O presidente da Rússia, Vladimir Putin, tem feito da exploração do Ártico uma prioridade estratégica, defendendo a criação de uma via marítima ao longo da costa norte para conectar a Europa à Ásia e competir com o Canal de Suez, que recebe cerca de 10% do fluxo marítimo global.
Em 2011, o governo russo anunciou que investiria 3,4 bilhões de euros (R$ 22,4 bilhões) nos próximos dez anos em todo o sistema de transporte russo para reformar os portos de Murmansk, situado na parte europeia da Rússia, e no Extremo Oriente os da península de Kamchatka, além de construir 10 centros de emergência com serviços de meteorologia e salvamento na região.
Após ter lançado a rota em 2011, a Rússia iniciou a construção de navios quebra-gelo e portos de abastecimento, centros de coordenação de operações de salvamento e bases militares na costa norte.
A rota mostra um sensível aumento no fluxo de navios nos meses de verão, contudo, há necessidade de melhorias na gestão e logística dos percursos para que haja um transporte mais seguro e eficiente no norte, englobando o acesso a observações sinóticas do tempo meteorológico, do gelo marinho e das condições oceânicas, um sistema eficaz de busca e salvamento e auxílio de navios quebra-gelo, tripulações em constante treinamento para operar na região polar, além da necessidade de um sistema de tráfego de embarcações e um sistema integrado de governança e regulamentação baseado na Convenção das Nações Unidas sobre o Direito do Mar.

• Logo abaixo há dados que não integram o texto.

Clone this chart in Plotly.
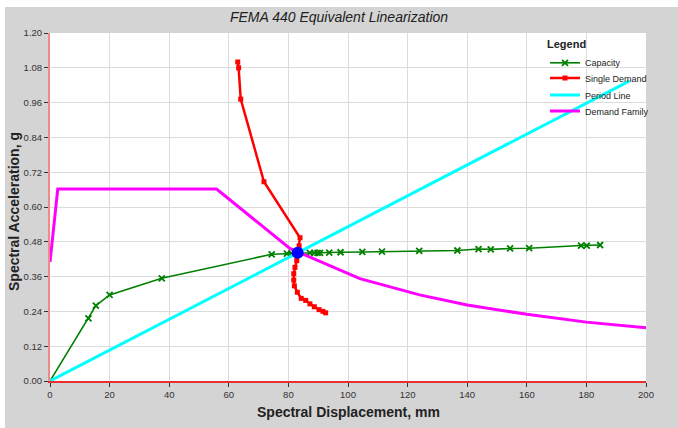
import plotly.graph_objects as go

# Capacity curve (spectral displacement mm, spectral acceleration g)
cap_sd = [0.0, 12.9, 15.4, 20.0, 37.5, 74.4, 79.5, 81.0, 83.1, 87.2, 88.7, 89.8, 90.6,
          93.7, 97.5, 104.8, 111.4, 123.9, 136.7, 143.8, 147.9, 154.4, 160.8, 178.2,
          180.1, 184.6]
cap_sa = [0.000, 0.216, 0.260, 0.297, 0.354, 0.437, 0.439, 0.440, 0.442, 0.442, 0.442,
          0.442, 0.442, 0.443, 0.444, 0.445, 0.446, 0.449, 0.450, 0.455, 0.454, 0.457,
          0.458, 0.467, 0.467, 0.469]

# Single demand curve
dem_sd = [63.0, 63.3, 64.0, 71.8, 83.9, 83.6, 83.1, 82.8, 82.2, 81.8, 81.8, 82.0, 83.0,
          84.3, 85.8, 87.2, 88.7, 90.3, 91.6, 92.5]
dem_sa = [1.100, 1.080, 0.972, 0.687, 0.494, 0.466, 0.442, 0.415, 0.392, 0.370, 0.348,
          0.328, 0.306, 0.285, 0.278, 0.266, 0.256, 0.246, 0.240, 0.235]

# Period line through the performance point
per_sd = [0.0, 194.5]
per_sa = [0.0, 1.035]

# Demand family (reduced spectrum)
fam_sd = [0.0, 2.6, 55.9, 80.5, 104.0, 124.0, 140.0, 160.0, 180.0, 200.0]
fam_sa = [0.410, 0.662, 0.662, 0.457, 0.353, 0.297, 0.262, 0.230, 0.203, 0.184]

# Performance point
pp_sd = [83.1]
pp_sa = [0.442]

x_ticks = [0, 20, 40, 60, 80, 100, 120, 140, 160, 180, 200]
y_ticks = [0.00, 0.12, 0.24, 0.36, 0.48, 0.60, 0.72, 0.84, 0.96, 1.08, 1.20]

L, R, T, B = 50, 32, 33, 47
W, H = 678, 428
pw, ph = W - L - R, H - T - B


def px_x(p):
    return (p - L) / pw


def px_y(p):
    return (H - B - p) / ph


fig = go.Figure()
fig.add_trace(go.Scatter(x=cap_sd, y=cap_sa, name="Capacity", mode="lines+markers",
                         legend="legend",
                         line=dict(color="#008000", width=1.6),
                         marker=dict(symbol="x-thin", size=6,
                                     line=dict(color="#008000", width=1.8))))
fig.add_trace(go.Scatter(x=dem_sd, y=dem_sa, name="Single Demand", mode="lines+markers",
                         legend="legend2",
                         line=dict(color="#ff0000", width=2.5),
                         marker=dict(symbol="square", size=5, color="#ff0000")))
fig.add_trace(go.Scatter(x=per_sd, y=per_sa, name="Period Line", mode="lines",
                         legend="legend3",
                         line=dict(color="#00ffff", width=3)))
fig.add_trace(go.Scatter(x=fam_sd, y=fam_sa, name="Demand Family", mode="lines",
                         legend="legend4",
                         line=dict(color="#ff00ff", width=3)))
fig.add_trace(go.Scatter(x=pp_sd, y=pp_sa, mode="markers", showlegend=False,
                         marker=dict(color="#0000ff", size=12)))

tick_font = dict(family="Liberation Sans Narrow, Liberation Sans, Arial", size=9.5,
                 color="#333333")
legend_font = dict(family="Liberation Sans, Arial", size=9, color="#222222")


def legend_box(row_y, title=None):
    box = dict(x=px_x(545), y=px_y(row_y), xanchor="left", yanchor="middle",
               bgcolor="rgba(0,0,0,0)", borderwidth=0, itemwidth=30,
               font=legend_font)
    if title:
        box["yanchor"] = "top"
        box["title"] = dict(text=title, side="top",
                            font=dict(family="Liberation Sans, Arial", size=11,
                                      color="#222222"))
    return box


fig.update_layout(
    width=W, height=H,
    margin=dict(l=L, r=R, t=T, b=B, autoexpand=False),
    paper_bgcolor="#d4d4d4",
    plot_bgcolor="#ffffff",
    title=dict(text="FEMA 440 Equivalent Linearization", x=0.5, xanchor="center",
               y=1 - 17 / H, yanchor="middle",
               font=dict(family="Liberation Sans, Arial", size=14, color="#222222",
                         style="italic")),
    xaxis=dict(range=[0, 200], tickvals=x_ticks, showgrid=True, gridcolor="#dcdcdc",
               gridwidth=1, zeroline=False, showline=True, linecolor="#e83030",
               linewidth=1.5, ticks="outside", ticklen=4, tickcolor="#333333",
               tickfont=tick_font, automargin=False),
    yaxis=dict(range=[0, 1.2], tickvals=y_ticks, tickformat=".2f", showgrid=True,
               gridcolor="#dcdcdc", gridwidth=1, zeroline=False, showline=True,
               linecolor="#f08a8a", linewidth=2, ticks="outside", ticklen=4,
               tickcolor="#333333", tickfont=tick_font, automargin=False),
    legend=legend_box(34, "<b>Legend</b>"),
    legend2=legend_box(78),
    legend3=legend_box(95),
    legend4=legend_box(111),
    annotations=[
        dict(text="<b>Spectral Displacement, mm</b>", xref="paper", yref="paper",
             x=px_x(348), y=px_y(412), xanchor="center", yanchor="middle",
             showarrow=False,
             font=dict(family="Liberation Sans, Arial", size=14, color="#222222")),
        dict(text="<b>Spectral Acceleration, g</b>", xref="paper", yref="paper",
             x=px_x(14), y=px_y(212), xanchor="center", yanchor="middle",
             textangle=-90, showarrow=False,
             font=dict(family="Liberation Sans, Arial", size=14, color="#222222")),
    ],
    shapes=[
        dict(type="rect", xref="paper", yref="paper", x0=px_x(0), x1=px_x(5),
             y0=px_y(H), y1=px_y(0), fillcolor="#ffffff", line=dict(width=0)),
        dict(type="rect", xref="paper", yref="paper", x0=px_x(0), x1=px_x(W),
             y0=px_y(7), y1=px_y(0), fillcolor="#ffffff", line=dict(width=0)),
    ],
)

fig.write_html("out.html")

De acordo com o decreto de Putin, até 2024 o tráfego de cargas na região deve aumentar para 80 milhões de toneladas até 2024.
De acordo com Sergei Valentei, professor de Economia na Universidade Plekhanov de Moscou, um dos segredos para o futuro da Rota Marítima do Norte é a demanda de gás liquefeito extraído pela Rússia na península de Yamal, que conta com as maiores reservas de gás do mundo.
Ruslan Tankayev, especialista na Câmara de Comércio e no Sindicato de Produtores de Hidrocarbonetos da Rússia, acredita que até 2050 "a rota será praticável o ano todo", reduzindo o percurso em milhares de quilômetros em relação à passagem pelo canal de Suez, além de ser mais segura contra atos de pirataria.